Dans un article du 18 avril 2023, j’ai consacré un article à John Littlejohn, qui fut à mon sens un des meilleurs adeptes de la guitare slide à Chicago durant sa carrière sous son nom, débutée en 1966 pour s’achever au début des années 1990. Il convient de préciser que Littlejohn était également un chanteur très expressif et il mériterait d’être mieux reconnu. Né dans le Mississippi le 16 avril 1931, il se fixe à Chicago en 1952 et commence à se produire dans les clubs alors que l’âge d’or du blues moderne atteint son apogée. En décembre 1953, il apparaît pour la première fois sur disque comme accompagnateur de Jimmy Reed sur trois chansons dont You don’t have to go, premier hit de Reed qui atteint la cinquième place des charts R&B de Billboard, au sein d’une formation qui comprend également Eddie Taylor à la guitare et Albert King à la… batterie !

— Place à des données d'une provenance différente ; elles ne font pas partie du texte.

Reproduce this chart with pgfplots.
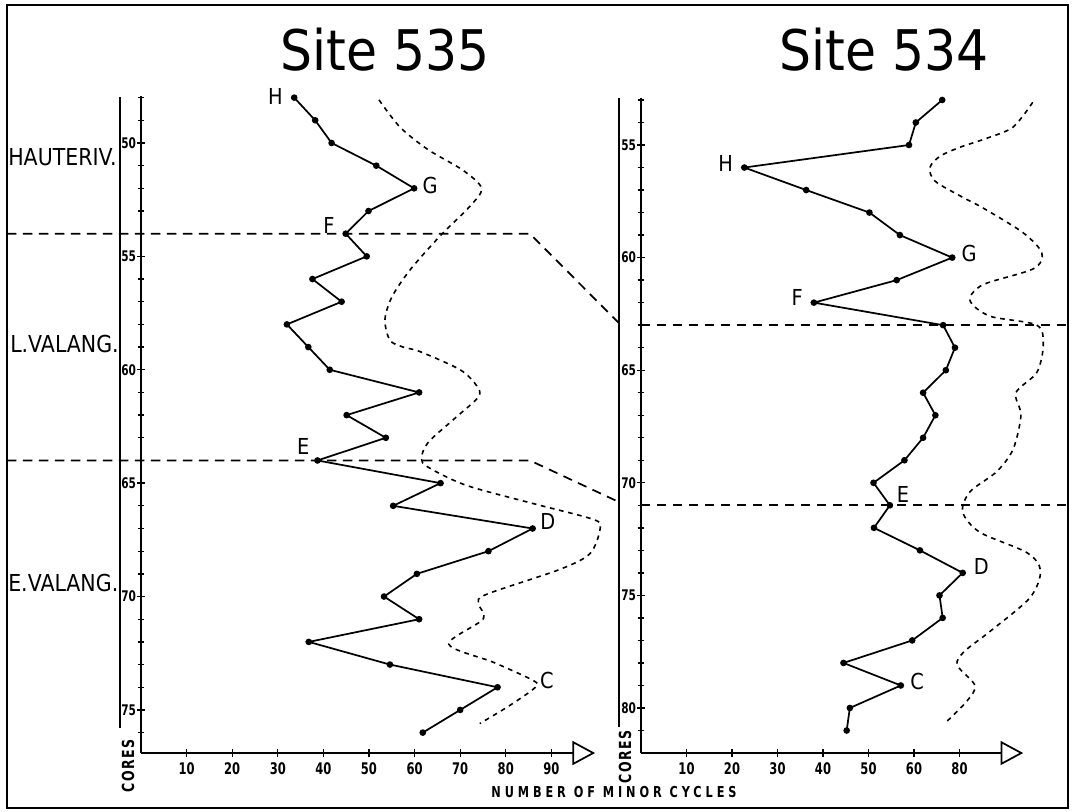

Il doit toutefois attendre treize ans pour enregistrer sous son nom en 1966 puis 1968, mais pour de petits labels comme Margaret et T.D.S. bien qu’il soit très bien entouré : Abb Locke au saxophone, Lafayette Leake au piano, Calvin Jones à la basse et Bill Warren à la batterie. Toujours en 1968, le 14 novembre, il y a donc tout juste cinquante-sept ans, il grave également un single pour le label Joliet Records du Californien Bruce Bromberg, Dream/Catfish blues. On relève qu’il est produit par Willie Dixon et Chris Strachwitz. Les deux chansons figurent d’ailleurs sur l’album complet enregistré le même jour pour le label de Strachwitz, Arhoolie, et s’intitule « John Littlejohn’s Chicago Blues Stars », avec les musiciens suivants : Monroe Jones Jr. (guitare), Robert Pulliam et Willie Young (saxophone, chœurs), Alvin Nichols (basse, chœurs) et Booker Sidgrave (batterie).

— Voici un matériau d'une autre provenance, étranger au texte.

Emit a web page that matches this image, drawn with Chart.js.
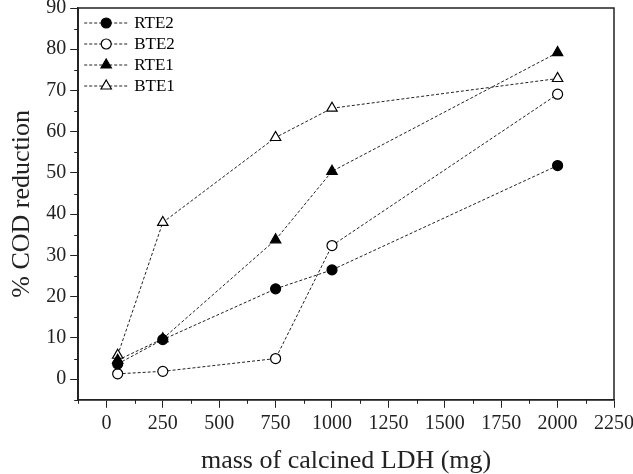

Ces « Blues Stars » ne sont pas les artistes les plus connus du temps mais ils font partie de ces musiciens de studio expérimentés toujours très demandés. Et le résultat est remarquable, du Chicago Blues cuivré sublimé çà et là par une slide pénétrante et une voix profonde enracinées dans le Delta, le tout mû par une rythmique tout en souplesse. Même des « scies » comme Catfish blues et Shake your money maker semblent sortir d’une cure de jouvence ! Quand le tempo s’accélère (l’instrumental Slidin’ home, Kiddeo, le shuffle Treat me wrong, Reelin’ and rockin’, How much more long toutes griffes dehors), sortir la tête de l’eau relève de la gageure. Sur les blues lents What in the world you goin’ to do, Dream et Been around the world, on a tout le temps de s’imprégner du climat tendu de la musique de Littlejohn. Enfin, les deux chansons en bonus sur la réédition en CD, I’m tired et Nowhere to lay my head, ne sauraient s’assimiler à du fond de tiroir… Littlejohn réalisera ensuite une demi-douzaine d’albums jusqu’en 1992, souvent d’un très bon niveau, que j’évoque dans l’article cité plus haut. Il travaillera aussi avec d’autres artistes notables, dont Bob Riedy, Lafayette Leake, Buster Benton et Valerie Wellington, née aussi un 14 novembre (1959) mais hélas foudroyée à trente-trois ans par une rupture d’anévrisme. Quant à John Littlejohn, il nous a quittés le 1er février 1994 à l’âge de soixante-deux ans.